Is there no break clause in your contract? If there is, I would strongly advise that you make use of it, pay the penalty and leave with a clean slate. It will save you a lot of hassles and legal problems in the long run. 
Alternatively, whilst it is illegal to do so, you can sublet the apartment or find another tenant for the landlord, which would make him a bit more receptive to breaking the lease.

Some banks have hired overseas agencies to track down debtors but quite unlikely that your landlord will go such extremes and bear such expenses.


----------



## indoMLA (Feb 6, 2011)

Yes. There was a case in the paper not long ago about another UK man that did this. He owed like $20k and many years later when he entered back into Dubai, they picked him up. 

Bouncing a check is not something you want to do here. Some people will show leniency and allow you to make good on the check without involving the authorities (understanding that you made a mistake), but others will be *******s and quickly report you the first chance they get, which in that case you will be in a lot of trouble.


----------



## dizzyizzy (Mar 30, 2008)

They can open a case against you and if you ever stop at the Dubai airport again they would take you to jail.


----------



## Mr Rossi (May 16, 2009)

Bouncing a cheque is a criminal offence. 

Even if you come to an amicable agreement with your landlord after you can still face charges as you have committed an illegal act. If you do find someone to take up the lease - make sure you get your cheque back!


----------



## Jynxgirl (Nov 27, 2009)

I wonder what will happen if the uae ever in the future becomes able to extradite people from other countries...


----------



## Maz25 (Jul 6, 2008)

Jynxgirl said:


> I wonder what will happen if the uae ever in the future becomes able to extradite people from other countries...


If that happens, building jails will become big business...

I, however, will run my very own 'Con Air' business


----------



## Rutilius (Jan 22, 2011)

Jynxgirl said:


> I wonder what will happen if the uae ever in the future becomes able to extradite people from other countries...


Do we sense a runner in 147 days?


----------



## Jynxgirl (Nov 27, 2009)

Oh no, I will make my last payment to the good ol'usa for my school loan in Oct. I will be completely, utterly billless  It will be a wonderful feeling.  

And cant take the chance that wouldnt be able to come back, if for some reason I should have to...


----------



## neilrock (May 7, 2011)

Thanks guys, it was a hypothetical question... I'm not even in Dubai yet but, working out how much s**t I'd be in if my employer terminates my employment during the first 6 months and making contingency plans for it....

Sent from my iPhone using ExpatForum


----------



## Maz25 (Jul 6, 2008)

neilrock said:


> Thanks guys, it was a hypothetical question... I'm not even in Dubai yet but, working out how much s**t I'd be in if my employer terminates my employment during the first 6 months and making contingency plans for it....
> 
> Sent from my iPhone using ExpatForum


A few options that would be available to with regards to accommodation:

1. Some landlords to offer 6-month rental. Regardless of the duration of the tenancy, make sure that you have a breakout clause in the tenancy agreement.

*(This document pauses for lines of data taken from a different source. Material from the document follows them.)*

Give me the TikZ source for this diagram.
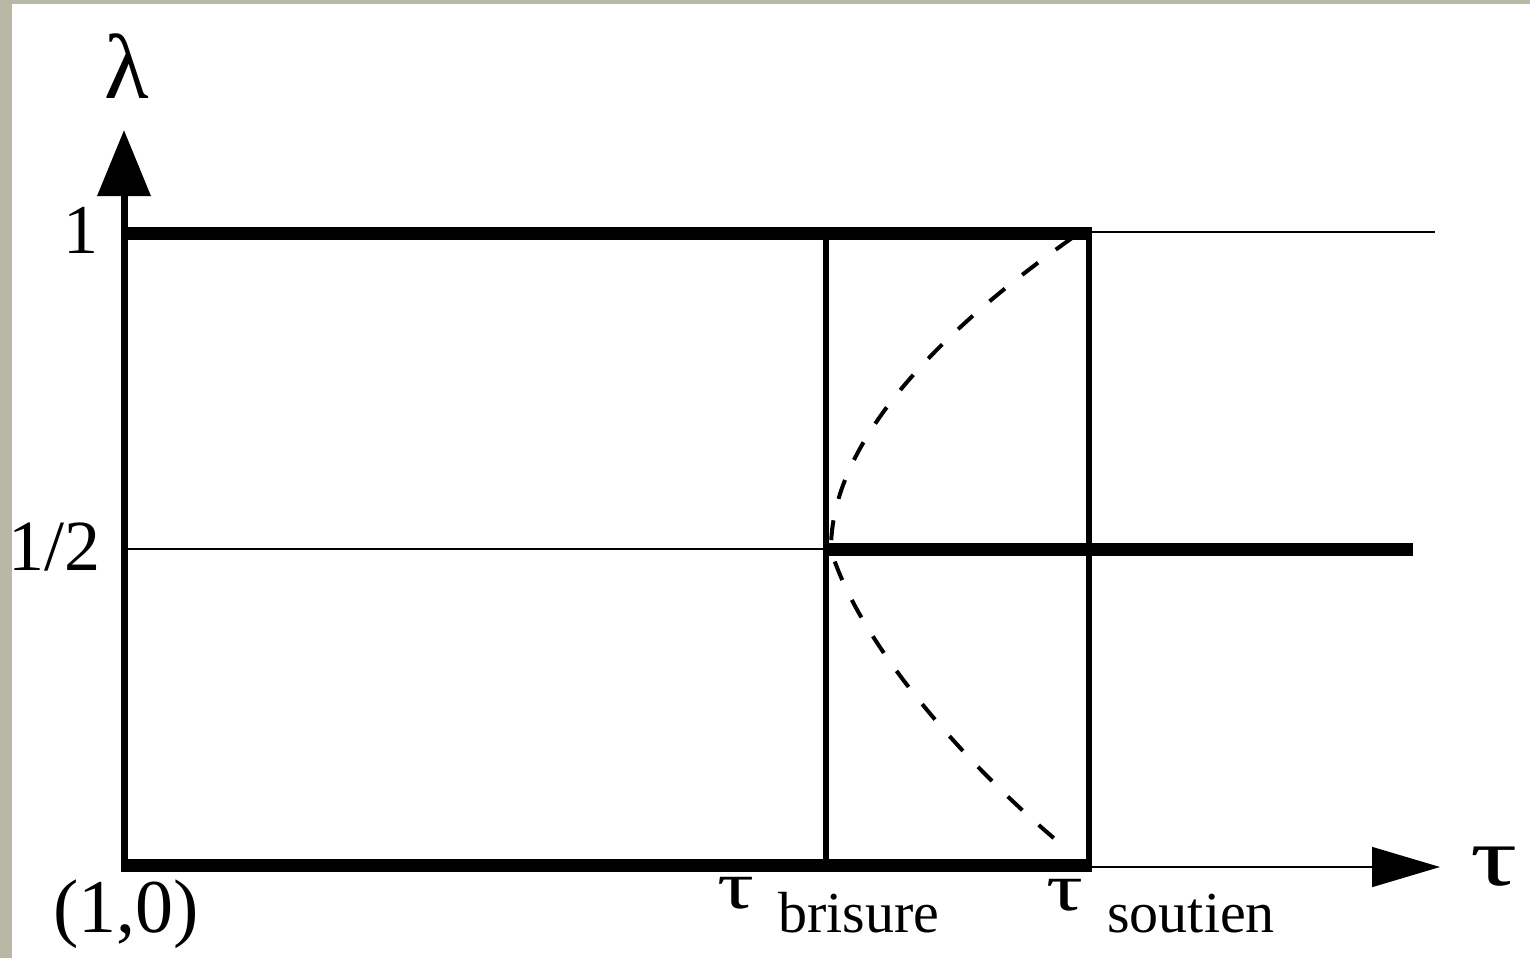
\documentclass[tikz,border=0pt]{standalone}
\usepackage{fontspec}
\setmainfont{Liberation Serif}
\usetikzlibrary{arrows.meta, calc, positioning}
\definecolor{slidegrey}{RGB}{185,183,165}

\begin{document}
\begin{tikzpicture}[x=0.5pt, y=-0.5pt]%{{{
        \useasboundingbox (0, 0) rectangle (1530, 958);
        \fill [white] (0, 0) rectangle (1530, 958);
        \fill [slidegrey] (0, 0) rectangle (12, 958);
        \fill [slidegrey] (0, 0) rectangle (1530, 4);

        \coordinate (O) at (124, 867);
        \coordinate (Ybot) at (124, 872);
        \coordinate (Ytip) at (124, 130);
        \coordinate (Xtip) at (1440, 867);

        % lambda = 1, 1/2, 0 ; columns A (axis), B (brisure), C (soutien)
        \coordinate (A1) at (124, 233);
        \coordinate (B1) at (826, 233);
        \coordinate (C1) at (1089, 233);
        \coordinate (D1) at (1435, 232);
        \coordinate (A2) at (124, 549);
        \coordinate (B2) at (826, 549);
        \coordinate (E2) at (1413, 549);
        \coordinate (A0) at (124, 865);
        \coordinate (B0) at (826, 865);
        \coordinate (C0) at (1089, 865);

        \coordinate (U) at (1072, 238);
        \coordinate (V) at (831, 550);
        \coordinate (L) at (1062, 845);

        \tikzstyle{thin line} = [draw, line width=0.75pt];
        \tikzstyle{thick line} = [draw, line width=6.5pt];
        \tikzstyle{v} = [draw, line width=3pt];
        \tikzstyle{d} = [draw, line width=2pt, dash pattern=on 10pt off 11pt];

        \draw [thin line] ($(C1) + (0, -1)$) -- (D1);
        \draw [thin line] (A2) -- (B2);
        \draw [thin line, -{Triangle[length=34pt, width=20pt]}] (O) -- (Xtip);
        \draw [v, line width=3.5pt, -{Triangle[length=33pt, width=26pt]}] (Ybot) -- (Ytip);

        \foreach \c in {B, C}{
            \draw [v] (\c 1) -- (\c 0);
        }

        \draw [thick line] (A1) -- ($(C1) + (3, 0)$);
        \draw [thick line] (B2) -- (E2);
        \draw [thick line] (A0) -- ($(C0) + (3, 0)$);

        \draw [d] (U) .. controls (990, 296) and (830, 420) .. (V)
                      .. controls (858, 640) and (960, 760) .. (L);

        \tikzstyle{lbl} = [inner sep=0pt, anchor=base];
        \node [lbl, font=\fontsize{46}{46}\selectfont] (lambda) at (127, 98) {λ};
        \node [lbl, anchor=base east, font=\fontsize{35}{35}\selectfont] (one) at (99, 253) {1};
        \node [lbl, anchor=base east, font=\fontsize{36}{36}\selectfont] (half) at (101, 570) {1/2};
        \node [lbl, font=\fontsize{38}{38}\selectfont] (origin) at (126, 932) {(1,0)};

        \node [lbl, font=\fontsize{34}{34}\selectfont] (tb) at (736, 908) {\scalebox{1.35}[1]{τ}};
        \node [lbl, anchor=base west, font=\fontsize{29}{29}\selectfont] (brisure) at (778, 932) {brisure};
        \node [lbl, font=\fontsize{34}{34}\selectfont] (ts) at (1065, 910) {\scalebox{1.35}[1]{τ}};
        \node [lbl, anchor=base west, font=\fontsize{29}{29}\selectfont] (soutien) at (1107, 932) {soutien};
        \node [lbl, font=\fontsize{42}{42}\selectfont] (tau) at (1494, 885) {\scalebox{1.4}[1]{τ}};
    \end{tikzpicture}
\end{document}
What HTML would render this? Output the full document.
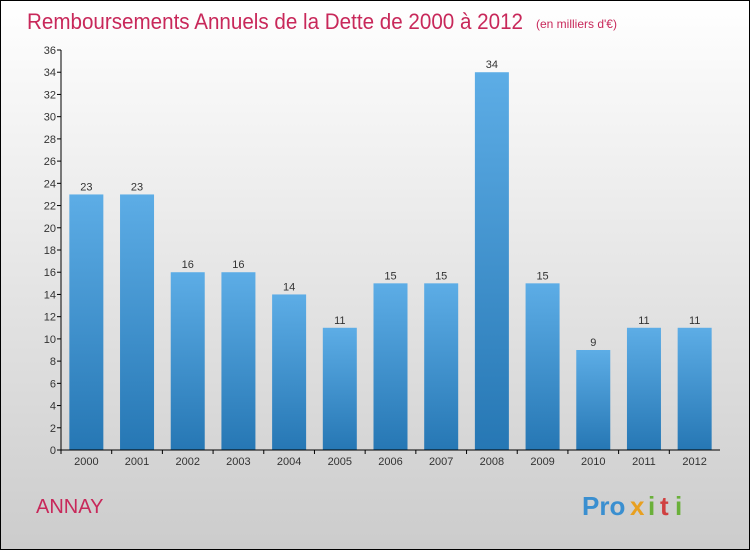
<!DOCTYPE html>
<html><head><meta charset="utf-8"><style>
body{margin:0;width:750px;height:550px;overflow:hidden;font-family:"Liberation Sans",sans-serif}
</style></head><body>
<svg id="chart" width="750" height="550" xmlns="http://www.w3.org/2000/svg">
<defs>
<linearGradient id="bg" x1="0" y1="0" x2="0" y2="1"><stop offset="0" stop-color="#ffffff"/><stop offset="1" stop-color="#cccccc"/></linearGradient>
<linearGradient id="bar" x1="0" y1="0" x2="0" y2="1"><stop offset="0" stop-color="#5dade6"/><stop offset="1" stop-color="#2677b4"/></linearGradient>
</defs>
<rect x="0.5" y="0.5" width="749" height="549" fill="url(#bg)" stroke="#000"/>
<text x="27" y="29" font-size="22" fill="#c8285a" textLength="496" lengthAdjust="spacingAndGlyphs">Remboursements Annuels de la Dette de 2000 à 2012</text>
<text x="536" y="28" font-size="12" fill="#c8285a">(en milliers d'€)</text>
<text x="36" y="513" font-size="20" fill="#c8285a">ANNAY</text>
<g font-size="26" font-weight="bold">
<text x="582" y="515" fill="#3a8fd0">Pro</text><text x="630" y="515" fill="#e8a020">x</text><text x="648" y="515" fill="#6ab03a">i</text><text x="660" y="515" fill="#d04040">t</text><text x="675" y="515" fill="#6ab03a">i</text>
</g>
<g id="plot"></g>
</svg>
<script>
const categories=["2000","2001","2002","2003","2004","2005","2006","2007","2008","2009","2010","2011","2012"];
const values=[23,23,16,16,14,11,15,15,34,15,9,11,11];
const yTicks=[0,2,4,6,8,10,12,14,16,18,20,22,24,26,28,30,32,34,36];
const NS="http://www.w3.org/2000/svg";
const g=document.getElementById('plot');
const x0=61,x1=720,y0=450,y1=50,yMax=36;
const step=(x1-x0)/categories.length;
const bw=34;
function yS(v){return y0-(v/yMax)*(y0-y1);}
function xC(i){return x0+step*(i+0.5);}
function el(t,a){const e=document.createElementNS(NS,t);for(const k in a)e.setAttribute(k,a[k]);g.appendChild(e);return e;}
yTicks.forEach(v=>{
 const t=el('line',{x1:x0-4,x2:x0,y1:yS(v),y2:yS(v),stroke:'#000'});
 
 
 const l=el('text',{x:x0-5,y:yS(v)+4,'font-size':11,'text-anchor':'end',fill:'#333'});
 l.textContent=v;
 
 
});
categories.forEach((c,i)=>{
 const v=values[i];
 const r=el('rect',{x:xC(i)-bw/2,y:yS(v),width:bw,height:y0-yS(v),fill:'url(#bar)'});
 
 
 const vl=el('text',{x:xC(i),y:yS(v)-4,'font-size':11,'text-anchor':'middle',fill:'#333'});
 vl.textContent=v;
 
 
 const xl=el('text',{x:xC(i),y:y0+15,'font-size':11,'text-anchor':'middle',fill:'#333'});
 xl.textContent=c;
 
 
 const xt=el('line',{x1:xC(i)-step/2,x2:xC(i)-step/2,y1:y0,y2:y0+4,stroke:'#000'});
 
 
});
const ya=el('line',{x1:x0,x2:x0,y1:y1,y2:y0,stroke:'#000'});


const xa=el('line',{x1:x0,x2:x1,y1:y0,y2:y0,stroke:'#000'});


</script>
</body></html>
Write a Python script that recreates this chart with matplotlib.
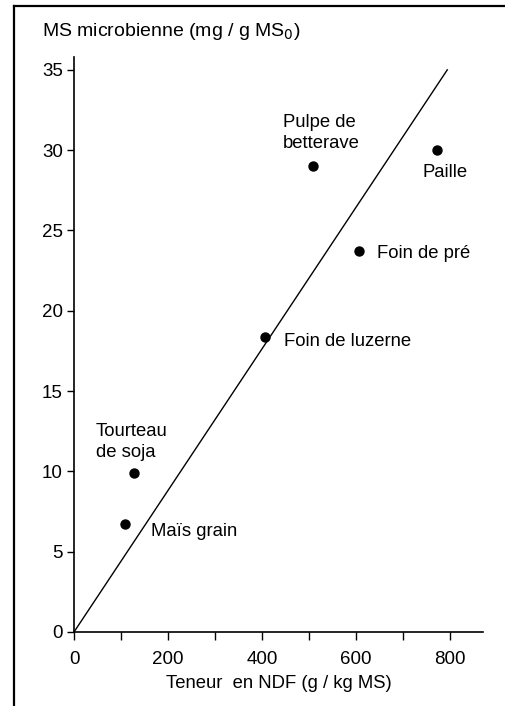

2. You can have short term rentals, i.e. hotel apartments, which you can pay on a month by month basis. However, it is slightly more expensive than a normal apartment.

3. You can rent a room in an apartment on a month by month basis. 

With 2 & 3, you just give notice and leave if things do not work out.

Also, do as much research as possible about your new company. It will give you a feel as to how stable they are as a business.


----------



## neilrock (May 7, 2011)

I'm comfortable with the company (one of the biggest banks in UAE), I've just read some horror stories that's all...

Sent from my iPhone using ExpatForum


----------